И скажет не громко и сухо,
Что здесь мне нельзя ночевать
В лохмотьях босая старуха,
Меня не узнавшая мать.

 Погода в Париже всю неделю была дрянь. А чего еще можно было ожидать в конце марта? Небо постоянно было затянуто облаками или тучами, часто шли дожди и дул ветер. Сена была полноводной и грязной. Хотя говорят, что она и без дождей грязная. Но однажды нам повезло. Мы шли по мосту от площади Дофина, как вдруг, в образовавшийся просвет между тучами на город хлынуло красновато-жёлтое закатное  солнце! Повернувшись в другую сторону, мы ахнули – над Парижем стояла радуга!
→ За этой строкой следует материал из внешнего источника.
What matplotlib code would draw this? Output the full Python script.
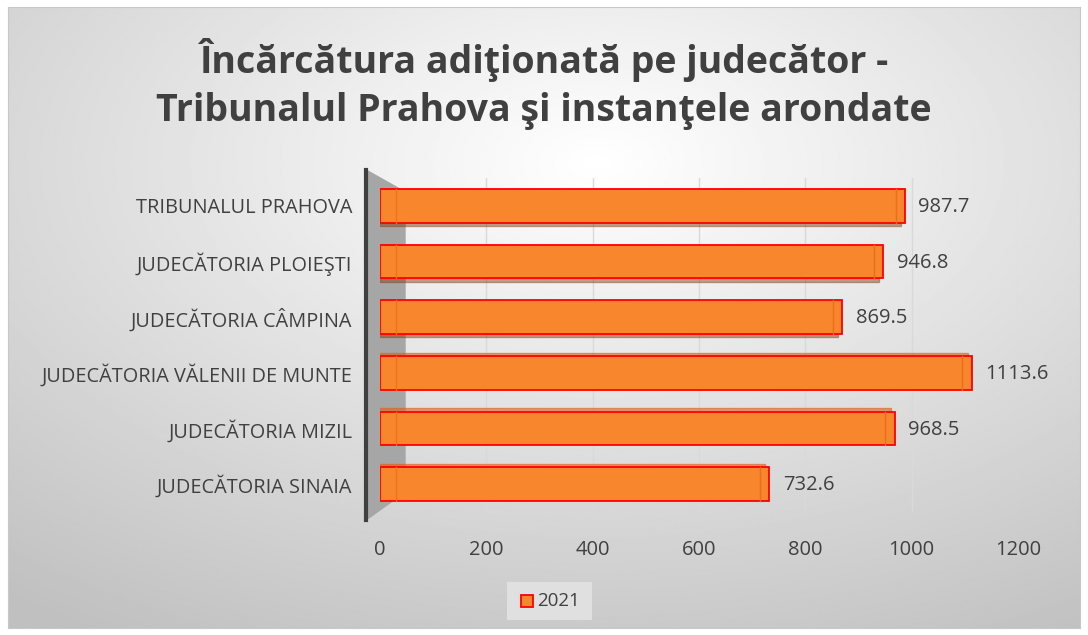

Ежедневные и многокилометровые прогулки по городу и скверная погода, дали о себе знать. В последний вечер перед отъездом, жена сказала, что ног под собой она совершенно не чувствует, а вот спину, совсем наоборот, чувствует больше чем хотелось бы. Да к тому же ещё появились первые признаки простуды. Это было совсем ни к чему. Утром нам надо было вставать ни свет, ни заря, добираться до автовокзала, а оттуда ехать в Бельгию в Антверпен.
- Я пожалуй поваляюсь в номере, хочу отлежаться, а ты сходи куда-нибудь поужинай сам.
Это был подвиг! Согласитесь, не каждая жена добровольно предложит своему мужу сходить без неё в ресторан, а выпустить одного мужа в вечерний Париж – это, несомненно, подвиг!
Я вышел на улицу и оказался в людском муравейнике. По вечерам жизнь в Латинском квартале просто фонтанирует! Сплошные кафе, рестораны, бары и людские реки. Вот пожилой грек, стоя в дверном проёме своего ресторанчика, время от времени громко хлопает в ладоши, привлекая к себе внимание прохожих. За витринным стеклом его заведения, на двух вертелах жарятся большие куски мяса. Видно как проворачиваясь, они шкворчат и поджариваются и из них капает сок. У меня рот сразу наполнился слюной, но я подумал, что провести последний вечер в Париже в греческом ресторане, будет не самым правильным выбором.
А вот стройный юноша, размахивая руками, заманивает в чрево своего заведения. Подхожу ближе и читаю над входом – Club Prive. Всё понятно! В приват клубах Латинского квартала, самое приличное и безобидное, что вас ожидает – это стриптиз у вас на коленях, про остальное промолчу. Чешу затылок, вздыхаю, и прохожу мимо.
Ресторан, который я выбрал для ужина, находился в самом конце улицы Юшет. Из него прекрасно был виден Собор Парижской Богоматери, и совсем рядом текла Сена. Пока мне готовили салат с куриной грудкой и варёными яйцами, я смотрел на реку и невольно сравнивал её с Медведицей. Я все реки с ней сравниваю. Медведица, с её крупным и горячим песком, с берегами поросшими ивами, камышом и чаканом, с плавным течением и тёплой и прозрачной до самого дна водой, с кувшинками и лилиями, представлялась мне непорочной и прекрасной девушкой. А вот Сена была похожа на элегантную, но пожилую парижанку, которая много чего повидала в своей жизни. И все эти искусные гранитные украшения и ожерелья мостов с инициалами Наполеона, не скрывают, а наоборот, подчёркивают её возраст и большой жизненный опыт.
Я смотрел на вечерний Париж и думал:
- А хотел бы ты здесь жить? – и тут же отвечал – Нет!
Приехать сюда ещё, и погостить в уже знакомом  и полюбившимся мне городе – это с большим удовольствием. А жить – нет. Жить я хочу дома.

P.S. Все обещания, данные жене, я выполнил. Мы были в Париже и отмечали её юбилей в ресторане с бутылкой Бордо. Было даже поздравление на двух языках. Не получилось только с букетиком фиалок. На самом старом цветочном базаре города, на острове Сите, цветочница сказала мне, что на них сейчас не сезон. Пришлось покупать тюльпаны.


                Август – сентябрь 2016 санкт-петербург.